Tracy Arnold as Becky embellishes all the simplicity of an uneducated, foolhardy nave attracted to danger. Her conversations with Henry are sexually teasing, especially the ridiculosuness of her enthusisam at buying her 'I Love Chicago' T-shirt. It's pathetic, but serves as a sexual tease for both Otis and Henry creating the fundamental teeth-gritting tension between the three. And from a screenwriting point of view her attraction to Henry serves as the engine for him to either turn his life around or perhaps become another notch on his bedpost of murder.

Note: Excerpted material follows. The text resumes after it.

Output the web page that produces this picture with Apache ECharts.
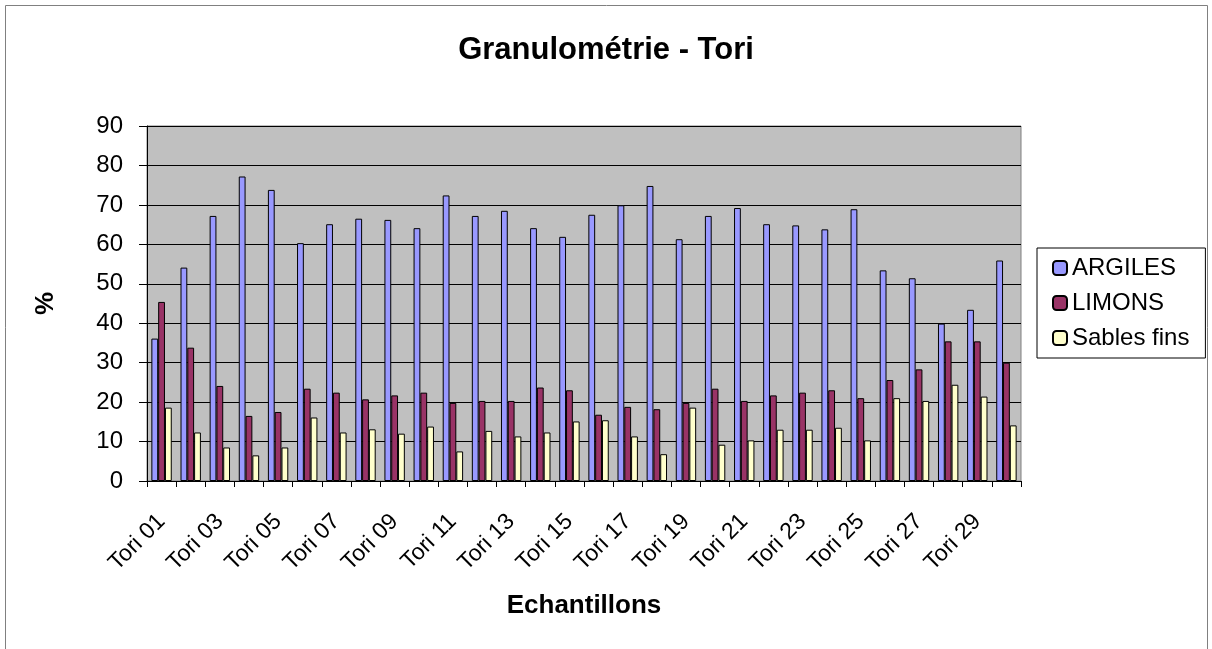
<!DOCTYPE html>
<html>
<head>
<meta charset="utf-8">
<script src="https://cdn.jsdelivr.net/npm/echarts@6/dist/echarts.min.js"></script>
<style>
  html, body { margin: 0; padding: 0; background: #fff; }
  #chart { width: 1212px; height: 649px; }
</style>
</head>
<body>
<div id="chart"></div>
<script>
// Echantillons
const categories = [
  'Tori 01', 'Tori 02', 'Tori 03', 'Tori 04', 'Tori 05', 'Tori 06', 'Tori 07', 'Tori 08', 'Tori 09', 'Tori 10',
  'Tori 11', 'Tori 12', 'Tori 13', 'Tori 14', 'Tori 15', 'Tori 16', 'Tori 17', 'Tori 18', 'Tori 19', 'Tori 20',
  'Tori 21', 'Tori 22', 'Tori 23', 'Tori 24', 'Tori 25', 'Tori 26', 'Tori 27', 'Tori 28', 'Tori 29', 'Tori 30'
]

const argiles = [
  36.1, 54.1, 67.2, 77.2, 73.8, 60.3, 65.1, 66.5, 66.2, 64.1,
  72.4, 67.2, 68.5, 64.1, 61.9, 67.5, 69.9, 74.8, 61.3, 67.2,
  69.2, 65.1, 64.8, 63.8, 68.9, 53.4, 51.4, 39.9, 43.4, 55.9
]
const limons = [
  45.4, 33.8, 24.1, 16.5, 17.5, 23.4, 22.4, 20.7, 21.7, 22.4,
  19.8, 20.3, 20.3, 23.7, 23.0, 16.8, 18.8, 18.2, 19.8, 23.4,
  20.3, 21.7, 22.4, 23.0, 21.0, 25.6, 28.3, 35.4, 35.4, 30.0
]
const sablesFins = [
  18.6, 12.3, 8.5, 6.5, 8.5, 16.1, 12.3, 13.1, 12.0, 13.8,
  7.5, 12.7, 11.3, 12.3, 15.1, 15.4, 11.3, 6.8, 18.6, 9.2,
  10.3, 13.0, 13.0, 13.5, 10.3, 21.0, 20.3, 24.4, 21.4, 14.1
]

const font = 'Liberation Sans, Arial, sans-serif'

const chart = echarts.init(document.getElementById('chart'))

const barStyle = (color) => ({
  color: color,
  borderColor: '#000',
  borderWidth: 1
})

chart.setOption({
  animation: false,
  textStyle: { fontFamily: font, color: '#000' },
  title: {
    text: 'Granulométrie - Tori',
    left: 'center',
    top: 30,
    textStyle: { fontFamily: font, fontSize: 31, fontWeight: 'bold', color: '#000' }
  },
  graphic: [
    {
      type: 'rect',
      shape: { x: 5.5, y: 5.5, width: 1202, height: 700 },
      style: { fill: 'none', stroke: '#808080', lineWidth: 1 },
      silent: true
    }
  ],
  legend: {
    orient: 'vertical',
    left: 1037,
    top: 248,
    padding: [8, 16, 8, 15],
    itemGap: 11,
    itemWidth: 14,
    itemHeight: 14,
    borderColor: '#000',
    borderWidth: 1,
    textStyle: { fontFamily: font, fontSize: 24, color: '#000' },
    data: ['ARGILES', 'LIMONS', 'Sables fins']
  },
  grid: {
    left: 147,
    right: 191,
    top: 126,
    bottom: 168,
    show: true,
    backgroundColor: '#C0C0C0',
    borderColor: '#808080',
    borderWidth: 1
  },
  xAxis: {
    type: 'category',
    data: categories,
    name: 'Echantillons',
    nameLocation: 'middle',
    nameGap: 112,
    nameTextStyle: { fontFamily: font, fontSize: 26, fontWeight: 'bold', color: '#000' },
    axisLine: { show: true, lineStyle: { color: '#000', width: 1 } },
    axisTick: { show: true, alignWithLabel: false, interval: 0, length: 6, lineStyle: { color: '#000' } },
    axisLabel: {
      interval: 1,
      rotate: 45,
      fontSize: 23,
      color: '#000',
      fontFamily: font,
      margin: 37
    }
  },
  yAxis: {
    type: 'value',
    min: 0,
    max: 90,
    interval: 10,
    name: '%',
    nameLocation: 'middle',
    nameGap: 88,
    nameRotate: 90,
    nameTextStyle: { fontFamily: font, fontSize: 26, fontWeight: 'bold', color: '#000' },
    axisLine: { show: true, lineStyle: { color: '#000', width: 1 } },
    axisTick: { show: true, length: 8, lineStyle: { color: '#000' } },
    axisLabel: { fontSize: 24, color: '#000', fontFamily: font, margin: 24 },
    splitLine: { show: true, lineStyle: { color: '#000', width: 1 } }
  },
  series: [
    {
      name: 'ARGILES',
      type: 'bar',
      data: argiles,
      barGap: '0%',
      barCategoryGap: '30%',
      itemStyle: barStyle('#9999FF')
    },
    {
      name: 'LIMONS',
      type: 'bar',
      data: limons,
      barGap: '0%',
      barCategoryGap: '30%',
      itemStyle: barStyle('#993366')
    },
    {
      name: 'Sables fins',
      type: 'bar',
      data: sablesFins,
      barGap: '0%',
      barCategoryGap: '30%',
      itemStyle: barStyle('#FFFFCC')
    }
  ]
})
</script>
</body>
</html>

The cycle of abuse characterized through stories and dialogue, and the implications of their squalor actually sympathizes with the killers - an internalized conflict which keeps the audience on edge. Michael Rooker's career-launching performance shifts with complete naturalism between fear, contempt, deviance, innocence, charm and even heroism. The violence he and Otis commits is choreograpahed with such unpolished, uncinematic realism it transcends the genre set piece cinematic death scenes we had been desensitized to from traditional horror films.

And as far as that disturbing scene which I struggle to sit through,... anyone who has seen the picture knows it, for those don't, it comes midway through the picture and shows the grisy murder of a family via a snufflike VHS videotaping of the event and subsequently rewound and replayed again and again by Otis. Its wholly disturbing, and brings to mind the heinous operandi of the Bernardo/Homolka murders, certainky something I don't necessarily think everyone should see, but, for good and bad, shows pitch perfect control of cinematic tone, however gruesome.

Warning: "Henry: Portrait of a Serial Killer" is so good at what it does, it requires lengthy cinemtic recovery time.

"Henry: Portrait of a Serial Killer" is available on Blu-Ray from Dark Sky Films. Despite the HD format, the visual roughness is not lost and the film is even presented in its uncinematic 4x3 aspect ratio.